We turned to Plan B. We got to a clear entrance with sliding doors and a “welcome visitors” sign – cleverly decoding the sign, I came to the understand that indeed I am visiting, therefore I am welcome, and so we proceeded to walk in. I crept through the metal door that is the entrance into the acute inpatient ward, went inside and sat on the couch. From the couch, I watched six patients walking aimlessly around the common room, while others sat alone in random spots staring at the wall, or the ceiling, or outside, or at one another.

What struck me about the whole situation was that the severity of patients who were in there was of such a high variation, yet they were all just thrown into the room together. It was like an orgy of addiction, depression and suicide and the energy was anxious and horrifying.

One girl was sitting on a couch opposite the lady who had “smoked too many joints and had a bit of memory loss.” She told me that there was another girl who was in there and had been for almost a year, and she would sing: “I’m h-a-p-p-y, h-a-p-p-y-” repetitively, while wandering aimlessly around the common room. Then she proceeded to tell me that the only visitor this girl gets is “just as fucking nuts,” “neither of them are happy” and that is the main reason they can’t get out. I felt fortunate that I didn’t have to see this girl, but couldn’t help wondering if the whole thing would be quite scarring to experience.

Another girl who I sat next to told me that she wanted to die and that no one visits her and that her family gave up on her and she had no idea what to do with her life. I wondered why she had no friends or family that cared. The nurse interrupted our engagement when she called out her name and told her to go and take her medicine (they all line up at the reception desk to take their medication). After that I didn’t see her again. The other lady who I talked to told me she had been in and out of psychiatric care because she had “smoked too much weed” and they “couldn’t find the reason why.” Sounding too much like my own life I decided to end my experience at the hospital.

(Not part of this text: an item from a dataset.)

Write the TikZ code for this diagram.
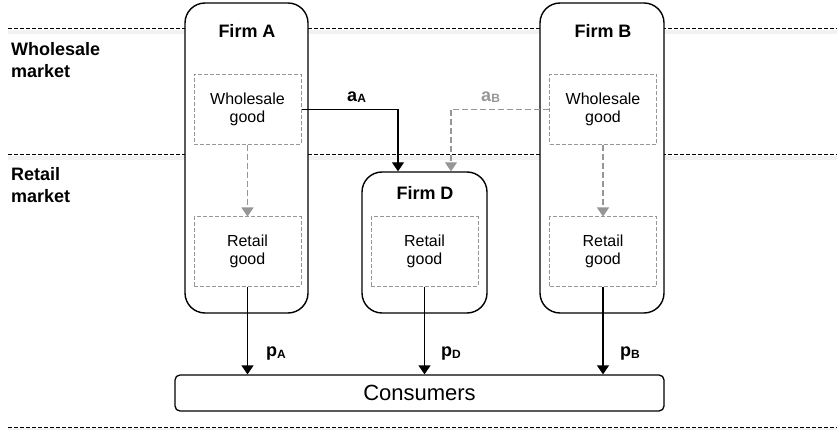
\documentclass[tikz,border=0pt]{standalone}
\usepackage{fontspec}
\setmainfont{Liberation Sans}
\usetikzlibrary{arrows.meta,calc}

\definecolor{boxgray}{RGB}{150,150,150}
\newcommand\lblsub[2]{\textbf{#1}\raisebox{-1.5pt}{\fontsize{12}{14}\selectfont\bfseries #2}}

\begin{document}
\begin{tikzpicture}[x=1pt,y=-1pt,
  firm/.style={draw, line width=1.4pt, rounded corners=20pt, fill=white, inner sep=0pt},
  title/.style={font=\fontsize{18}{22}\selectfont\bfseries, inner sep=0pt, anchor=base},
  side/.style={font=\fontsize{18}{22}\selectfont\bfseries, inner sep=0pt, anchor=base west},
  good/.style={draw=boxgray, dash pattern=on 4pt off 2pt, line width=1pt,
    minimum width=107pt, minimum height=70pt, align=center, inner sep=0pt,
    font=\fontsize{16}{18.5}\selectfont},
  sepline/.style={dash pattern=on 4pt off 2pt, line width=1pt},
  sepshadow/.style={line width=4pt, black, opacity=0.05},
  flow/.style={-{Triangle[width=12pt,length=9pt]}, line width=1.3pt},
  gflow/.style={-{Triangle[width=12pt,length=9pt]}, line width=1.3pt, draw=boxgray,
    dash pattern=on 6pt off 3pt},
  price/.style={font=\fontsize{18}{22}\selectfont, inner sep=0pt, anchor=base west}
]
\useasboundingbox (0,0) rectangle (837,430);

% market separators
\coordinate (s1l) at (8,29);   \coordinate (s1r) at (837,29);
\coordinate (s2l) at (8,155);  \coordinate (s2r) at (837,155);
\coordinate (s3l) at (8,427);  \coordinate (s3r) at (837,427);
\foreach \l/\r in {s1l/s1r,s2l/s2r,s3l/s3r}{
  \draw[sepshadow] ([yshift=-3pt]\l) -- ([yshift=-3pt]\r);
  \draw[sepline] (\l) -- (\r);
}

\node[side] (wm1) at (11,55.7) {Wholesale};
\node[side] (wm2) at (11,77.7) {market};
\node[side] (rm1) at (11,181) {Retail};
\node[side] (rm2) at (11,203) {market};

% firms
\node[firm, minimum width=123pt, minimum height=310pt] (fA) at (246.5,158) {};
\node[firm, minimum width=124pt, minimum height=310pt] (fB) at (602,158) {};
\node[firm, minimum width=125pt, minimum height=141pt] (fD) at (424.5,242.5) {};

\node[title] (tA) at (247,37.7) {Firm A};
\node[title] (tB) at (603,37.7) {Firm B};
\node[title] (tD) at (425,200) {Firm D};

% goods
\node[good] (wA) at (247.5,109.5) {Wholesale\\good};
\node[good, minimum height=69pt] (rA) at (247.5,251.5) {Retail\\good};
\node[good] (wB) at (603,109.5) {Wholesale\\good};
\node[good, minimum height=69pt] (rB) at (603,251.5) {Retail\\good};
\node[good, minimum height=69pt] (rD) at (424.5,251.5) {Retail\\good};

% consumers
\node[draw, line width=1.3pt, rounded corners=5pt, minimum width=489pt, minimum height=36pt,
  inner sep=0pt, font=\fontsize{22}{26}\selectfont] (cons) at (419.5,393) {Consumers};

% internal flows
\draw[gflow] (wA.south) -- (rA.north);
\draw[gflow] (wB.south) -- (rB.north);

% access flows to firm D
\coordinate (inA) at ([xshift=-26.5pt]fD.north);
\coordinate (inB) at ([xshift=26.5pt]fD.north);
\draw[flow] (wA.east) -| (inA);
\draw[gflow] (wB.west) -| (inB);
\node[price] (laA) at (347,101.5) {\lblsub{a}{A}};
\node[price, text=boxgray] (laB) at (481,101.5) {\lblsub{a}{B}};

% retail flows
\draw[flow] (rA.south) -- (rA.south |- cons.north);
\draw[flow] (rD.south) -- (rD.south |- cons.north);
\draw[flow] (rB.south) -- (rB.south |- cons.north);
\node[price] (lpA) at (266,356.5) {\lblsub{p}{A}};
\node[price] (lpD) at (441,356.5) {\lblsub{p}{D}};
\node[price] (lpB) at (620,356.5) {\lblsub{p}{B}};
\end{tikzpicture}
\end{document}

Before I could write about this experience I had to take some time to dwell over the thoughts and feelings it raised within me. The place was awful and the people there all seemed lost – looking for guidance, but to me, at the wrong place. The hospital was hostile, cold, and regimented, and had an inherently temporary feeling to it that was both unnerving and upsetting.

I began to rethink about the comments in the Otago Daily Times made by the Labour Healthcare Spokesperson (I won’t embellish him by mentioning his name), surrounding the removal of beds in the hospital. How could anyone want there to be more beds kept there and how could anyone want people to actually stay there? How could anyone even think that by staying there these individuals will all of a sudden “get better?”

Mental health is about understanding, empathy and unity between individuals. I realised that the SDHB’s strategic “Raise Hope” plan seems like a more effective and interactive way to relieve issues regarding mental health, as it gives people the chance to be socially involved and active rather than being socially detached and therefore inactive as a member in the community, simply because they are coloured with different shades.

Perhaps institutions are helpful in some aspects – the nurses seemed like they were doing their job, as in, they provided showers and medication for their patients and provide “support systems,” but I feel like all these patients really need is something to make them happy – some purposeful part in society in which they can feel motivated to be part of, rather than just being secluded and rejected.

In saying that, the horror of the place and the sadness of the situation haven’t left me, and despite the nurses and doctors who seemed to “care” for these patients, I cannot stress anymore the sense of detachment and isolation one feels by simply being present there. I am excited to see the progress of the “Raise Hope” plans, which focuses on a more integrated approach to mental health care, and I am hopeful of its implementation in Dunedin in coming years.
This article first appeared in Issue 24, 2014.
Posted 3:00pm Sunday 21st September 2014 by Hannah Collier.